▶ **WHAT YOU SHOULD DO**: Will you output the entries below exactly, skipping every image they contain?

▶ **GIVEN RECORDS**:
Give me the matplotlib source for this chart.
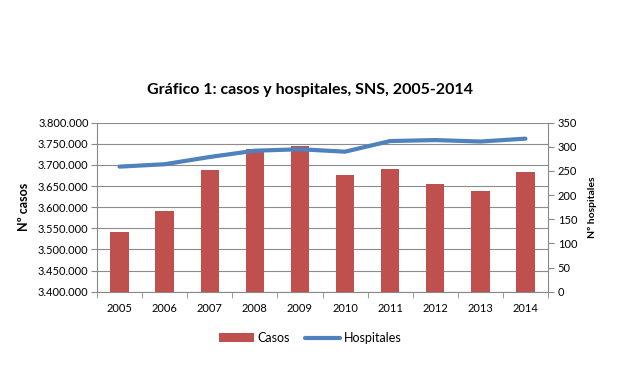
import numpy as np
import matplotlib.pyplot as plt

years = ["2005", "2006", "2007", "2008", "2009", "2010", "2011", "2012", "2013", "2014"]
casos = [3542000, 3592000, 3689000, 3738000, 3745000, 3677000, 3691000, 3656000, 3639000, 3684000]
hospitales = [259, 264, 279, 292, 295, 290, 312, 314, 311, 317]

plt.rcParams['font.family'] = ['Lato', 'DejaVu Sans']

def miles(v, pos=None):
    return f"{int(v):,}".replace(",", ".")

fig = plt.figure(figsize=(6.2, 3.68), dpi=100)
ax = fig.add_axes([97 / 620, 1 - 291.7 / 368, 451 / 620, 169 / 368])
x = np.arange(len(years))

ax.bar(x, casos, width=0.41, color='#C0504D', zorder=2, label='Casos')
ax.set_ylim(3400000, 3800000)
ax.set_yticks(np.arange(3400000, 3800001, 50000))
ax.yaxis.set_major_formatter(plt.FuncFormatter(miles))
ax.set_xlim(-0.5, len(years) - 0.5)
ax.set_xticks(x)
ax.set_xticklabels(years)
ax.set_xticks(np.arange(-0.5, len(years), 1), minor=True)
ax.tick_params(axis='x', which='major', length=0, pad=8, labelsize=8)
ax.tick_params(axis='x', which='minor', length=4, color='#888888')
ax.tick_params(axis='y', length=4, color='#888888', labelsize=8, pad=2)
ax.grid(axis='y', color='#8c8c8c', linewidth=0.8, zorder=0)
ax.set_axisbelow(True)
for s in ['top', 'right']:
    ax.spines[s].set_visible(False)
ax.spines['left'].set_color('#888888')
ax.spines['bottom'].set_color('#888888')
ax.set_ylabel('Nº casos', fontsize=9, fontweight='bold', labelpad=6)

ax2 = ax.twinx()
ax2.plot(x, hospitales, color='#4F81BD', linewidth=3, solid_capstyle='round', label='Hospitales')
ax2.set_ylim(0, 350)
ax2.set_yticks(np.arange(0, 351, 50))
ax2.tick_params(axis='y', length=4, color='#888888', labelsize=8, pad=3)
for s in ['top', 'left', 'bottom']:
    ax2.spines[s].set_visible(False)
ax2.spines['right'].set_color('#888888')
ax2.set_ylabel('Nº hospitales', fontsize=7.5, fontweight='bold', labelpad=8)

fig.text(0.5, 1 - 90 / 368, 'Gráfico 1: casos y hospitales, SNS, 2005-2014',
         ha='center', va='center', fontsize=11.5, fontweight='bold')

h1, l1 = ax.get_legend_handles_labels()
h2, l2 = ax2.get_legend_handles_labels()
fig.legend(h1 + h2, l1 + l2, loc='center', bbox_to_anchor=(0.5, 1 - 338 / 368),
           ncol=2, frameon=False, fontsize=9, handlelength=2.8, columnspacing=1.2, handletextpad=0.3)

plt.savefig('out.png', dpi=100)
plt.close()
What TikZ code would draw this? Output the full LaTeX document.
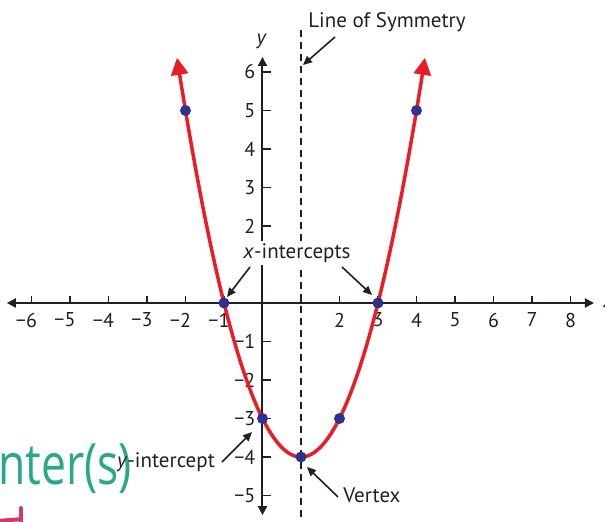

▶ **WRITTEN REPLY**:
Give me the matplotlib source for this chart.
import numpy as np
import matplotlib.pyplot as plt

years = ["2005", "2006", "2007", "2008", "2009", "2010", "2011", "2012", "2013", "2014"]
casos = [3542000, 3592000, 3689000, 3738000, 3745000, 3677000, 3691000, 3656000, 3639000, 3684000]
hospitales = [259, 264, 279, 292, 295, 290, 312, 314, 311, 317]

plt.rcParams['font.family'] = ['Lato', 'DejaVu Sans']

def miles(v, pos=None):
    return f"{int(v):,}".replace(",", ".")

fig = plt.figure(figsize=(6.2, 3.68), dpi=100)
ax = fig.add_axes([97 / 620, 1 - 291.7 / 368, 451 / 620, 169 / 368])
x = np.arange(len(years))

ax.bar(x, casos, width=0.41, color='#C0504D', zorder=2, label='Casos')
ax.set_ylim(3400000, 3800000)
ax.set_yticks(np.arange(3400000, 3800001, 50000))
ax.yaxis.set_major_formatter(plt.FuncFormatter(miles))
ax.set_xlim(-0.5, len(years) - 0.5)
ax.set_xticks(x)
ax.set_xticklabels(years)
ax.set_xticks(np.arange(-0.5, len(years), 1), minor=True)
ax.tick_params(axis='x', which='major', length=0, pad=8, labelsize=8)
ax.tick_params(axis='x', which='minor', length=4, color='#888888')
ax.tick_params(axis='y', length=4, color='#888888', labelsize=8, pad=2)
ax.grid(axis='y', color='#8c8c8c', linewidth=0.8, zorder=0)
ax.set_axisbelow(True)
for s in ['top', 'right']:
    ax.spines[s].set_visible(False)
ax.spines['left'].set_color('#888888')
ax.spines['bottom'].set_color('#888888')
ax.set_ylabel('Nº casos', fontsize=9, fontweight='bold', labelpad=6)

ax2 = ax.twinx()
ax2.plot(x, hospitales, color='#4F81BD', linewidth=3, solid_capstyle='round', label='Hospitales')
ax2.set_ylim(0, 350)
ax2.set_yticks(np.arange(0, 351, 50))
ax2.tick_params(axis='y', length=4, color='#888888', labelsize=8, pad=3)
for s in ['top', 'left', 'bottom']:
    ax2.spines[s].set_visible(False)
ax2.spines['right'].set_color('#888888')
ax2.set_ylabel('Nº hospitales', fontsize=7.5, fontweight='bold', labelpad=8)

fig.text(0.5, 1 - 90 / 368, 'Gráfico 1: casos y hospitales, SNS, 2005-2014',
         ha='center', va='center', fontsize=11.5, fontweight='bold')

h1, l1 = ax.get_legend_handles_labels()
h2, l2 = ax2.get_legend_handles_labels()
fig.legend(h1 + h2, l1 + l2, loc='center', bbox_to_anchor=(0.5, 1 - 338 / 368),
           ncol=2, frameon=False, fontsize=9, handlelength=2.8, columnspacing=1.2, handletextpad=0.3)

plt.savefig('out.png', dpi=100)
plt.close()
What TikZ code would draw this? Output the full LaTeX document.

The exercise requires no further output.